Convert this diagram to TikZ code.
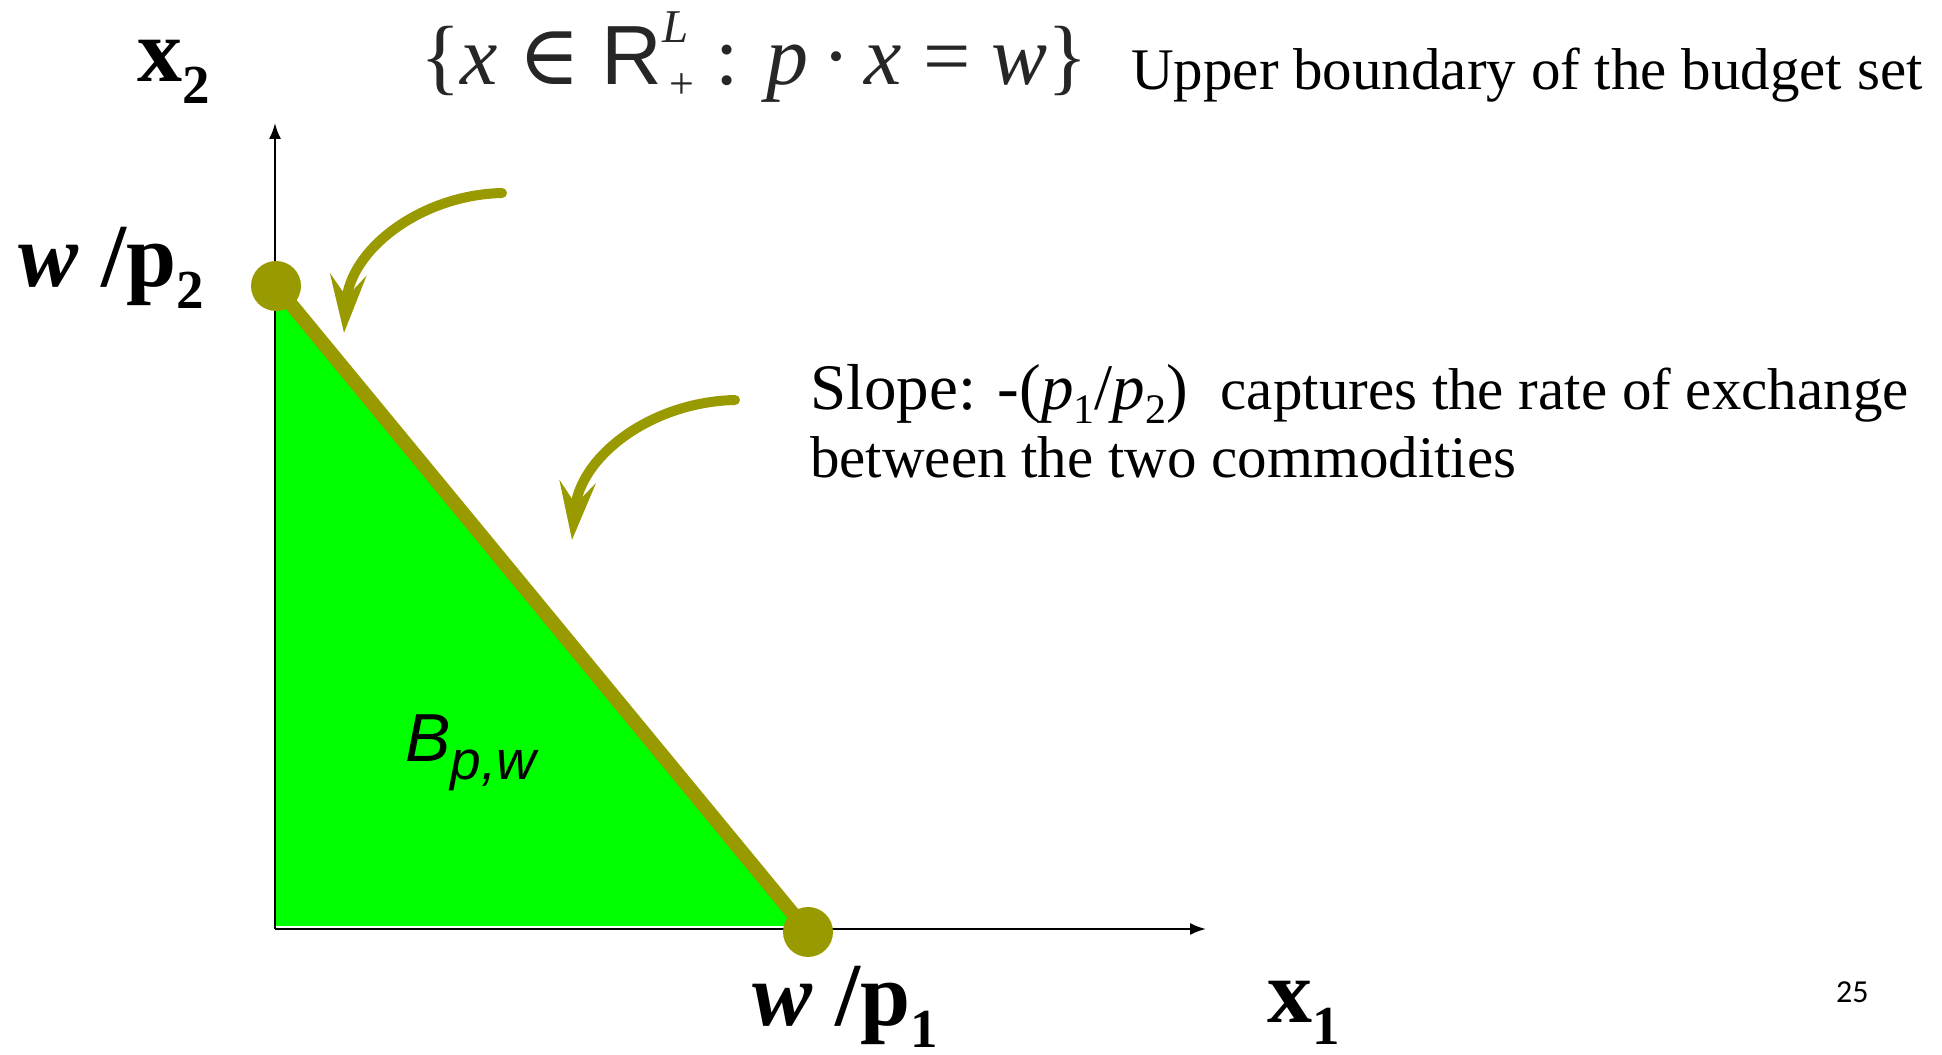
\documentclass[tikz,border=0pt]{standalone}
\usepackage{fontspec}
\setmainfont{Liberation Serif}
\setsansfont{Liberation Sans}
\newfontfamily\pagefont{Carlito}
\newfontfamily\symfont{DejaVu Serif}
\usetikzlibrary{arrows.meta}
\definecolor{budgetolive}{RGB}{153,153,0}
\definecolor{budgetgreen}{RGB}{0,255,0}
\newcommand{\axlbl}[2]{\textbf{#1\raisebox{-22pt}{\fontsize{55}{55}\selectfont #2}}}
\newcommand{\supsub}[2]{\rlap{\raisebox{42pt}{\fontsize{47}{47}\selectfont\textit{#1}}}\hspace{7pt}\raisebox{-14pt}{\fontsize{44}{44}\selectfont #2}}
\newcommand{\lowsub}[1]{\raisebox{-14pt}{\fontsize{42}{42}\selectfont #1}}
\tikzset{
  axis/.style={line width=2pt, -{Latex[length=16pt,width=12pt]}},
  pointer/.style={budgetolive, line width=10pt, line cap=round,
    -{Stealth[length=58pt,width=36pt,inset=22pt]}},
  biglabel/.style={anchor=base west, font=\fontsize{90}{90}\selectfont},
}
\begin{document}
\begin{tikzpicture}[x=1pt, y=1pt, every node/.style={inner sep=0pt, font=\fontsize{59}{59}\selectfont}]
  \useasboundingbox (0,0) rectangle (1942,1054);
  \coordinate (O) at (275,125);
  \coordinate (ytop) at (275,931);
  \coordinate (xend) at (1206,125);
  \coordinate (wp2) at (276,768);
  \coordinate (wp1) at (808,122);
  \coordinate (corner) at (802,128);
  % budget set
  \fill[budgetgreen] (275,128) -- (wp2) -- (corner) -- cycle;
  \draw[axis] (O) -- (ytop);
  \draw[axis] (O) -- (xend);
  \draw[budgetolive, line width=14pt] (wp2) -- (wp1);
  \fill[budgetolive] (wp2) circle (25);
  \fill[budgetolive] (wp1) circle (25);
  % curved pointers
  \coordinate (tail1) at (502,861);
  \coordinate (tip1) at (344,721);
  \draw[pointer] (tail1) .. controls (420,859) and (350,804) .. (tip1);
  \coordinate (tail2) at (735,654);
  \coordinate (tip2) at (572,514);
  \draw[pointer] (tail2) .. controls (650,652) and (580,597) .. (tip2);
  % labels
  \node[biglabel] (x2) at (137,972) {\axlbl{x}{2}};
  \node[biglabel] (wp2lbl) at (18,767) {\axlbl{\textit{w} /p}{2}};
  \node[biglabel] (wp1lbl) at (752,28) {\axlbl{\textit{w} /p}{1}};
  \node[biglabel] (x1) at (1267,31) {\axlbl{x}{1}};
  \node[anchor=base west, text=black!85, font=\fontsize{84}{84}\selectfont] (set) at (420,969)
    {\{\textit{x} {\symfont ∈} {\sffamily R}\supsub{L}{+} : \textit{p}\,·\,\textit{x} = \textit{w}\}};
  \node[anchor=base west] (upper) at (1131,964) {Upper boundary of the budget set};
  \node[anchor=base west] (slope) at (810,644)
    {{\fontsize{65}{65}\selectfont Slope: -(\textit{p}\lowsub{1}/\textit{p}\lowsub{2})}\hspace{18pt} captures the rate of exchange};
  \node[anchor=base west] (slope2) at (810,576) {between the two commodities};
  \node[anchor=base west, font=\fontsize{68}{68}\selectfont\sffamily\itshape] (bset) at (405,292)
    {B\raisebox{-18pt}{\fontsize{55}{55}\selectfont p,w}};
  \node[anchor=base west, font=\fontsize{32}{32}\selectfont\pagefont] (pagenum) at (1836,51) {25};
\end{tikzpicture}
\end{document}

# Aim of the task
Return the material word for word. Pictures are not part of the copy.

# Finished task
Convert this diagram to TikZ code.
\documentclass[tikz,border=0pt]{standalone}
\usepackage{fontspec}
\setmainfont{Liberation Serif}
\setsansfont{Liberation Sans}
\newfontfamily\pagefont{Carlito}
\newfontfamily\symfont{DejaVu Serif}
\usetikzlibrary{arrows.meta}
\definecolor{budgetolive}{RGB}{153,153,0}
\definecolor{budgetgreen}{RGB}{0,255,0}
\newcommand{\axlbl}[2]{\textbf{#1\raisebox{-22pt}{\fontsize{55}{55}\selectfont #2}}}
\newcommand{\supsub}[2]{\rlap{\raisebox{42pt}{\fontsize{47}{47}\selectfont\textit{#1}}}\hspace{7pt}\raisebox{-14pt}{\fontsize{44}{44}\selectfont #2}}
\newcommand{\lowsub}[1]{\raisebox{-14pt}{\fontsize{42}{42}\selectfont #1}}
\tikzset{
  axis/.style={line width=2pt, -{Latex[length=16pt,width=12pt]}},
  pointer/.style={budgetolive, line width=10pt, line cap=round,
    -{Stealth[length=58pt,width=36pt,inset=22pt]}},
  biglabel/.style={anchor=base west, font=\fontsize{90}{90}\selectfont},
}
\begin{document}
\begin{tikzpicture}[x=1pt, y=1pt, every node/.style={inner sep=0pt, font=\fontsize{59}{59}\selectfont}]
  \useasboundingbox (0,0) rectangle (1942,1054);
  \coordinate (O) at (275,125);
  \coordinate (ytop) at (275,931);
  \coordinate (xend) at (1206,125);
  \coordinate (wp2) at (276,768);
  \coordinate (wp1) at (808,122);
  \coordinate (corner) at (802,128);
  % budget set
  \fill[budgetgreen] (275,128) -- (wp2) -- (corner) -- cycle;
  \draw[axis] (O) -- (ytop);
  \draw[axis] (O) -- (xend);
  \draw[budgetolive, line width=14pt] (wp2) -- (wp1);
  \fill[budgetolive] (wp2) circle (25);
  \fill[budgetolive] (wp1) circle (25);
  % curved pointers
  \coordinate (tail1) at (502,861);
  \coordinate (tip1) at (344,721);
  \draw[pointer] (tail1) .. controls (420,859) and (350,804) .. (tip1);
  \coordinate (tail2) at (735,654);
  \coordinate (tip2) at (572,514);
  \draw[pointer] (tail2) .. controls (650,652) and (580,597) .. (tip2);
  % labels
  \node[biglabel] (x2) at (137,972) {\axlbl{x}{2}};
  \node[biglabel] (wp2lbl) at (18,767) {\axlbl{\textit{w} /p}{2}};
  \node[biglabel] (wp1lbl) at (752,28) {\axlbl{\textit{w} /p}{1}};
  \node[biglabel] (x1) at (1267,31) {\axlbl{x}{1}};
  \node[anchor=base west, text=black!85, font=\fontsize{84}{84}\selectfont] (set) at (420,969)
    {\{\textit{x} {\symfont ∈} {\sffamily R}\supsub{L}{+} : \textit{p}\,·\,\textit{x} = \textit{w}\}};
  \node[anchor=base west] (upper) at (1131,964) {Upper boundary of the budget set};
  \node[anchor=base west] (slope) at (810,644)
    {{\fontsize{65}{65}\selectfont Slope: -(\textit{p}\lowsub{1}/\textit{p}\lowsub{2})}\hspace{18pt} captures the rate of exchange};
  \node[anchor=base west] (slope2) at (810,576) {between the two commodities};
  \node[anchor=base west, font=\fontsize{68}{68}\selectfont\sffamily\itshape] (bset) at (405,292)
    {B\raisebox{-18pt}{\fontsize{55}{55}\selectfont p,w}};
  \node[anchor=base west, font=\fontsize{32}{32}\selectfont\pagefont] (pagenum) at (1836,51) {25};
\end{tikzpicture}
\end{document}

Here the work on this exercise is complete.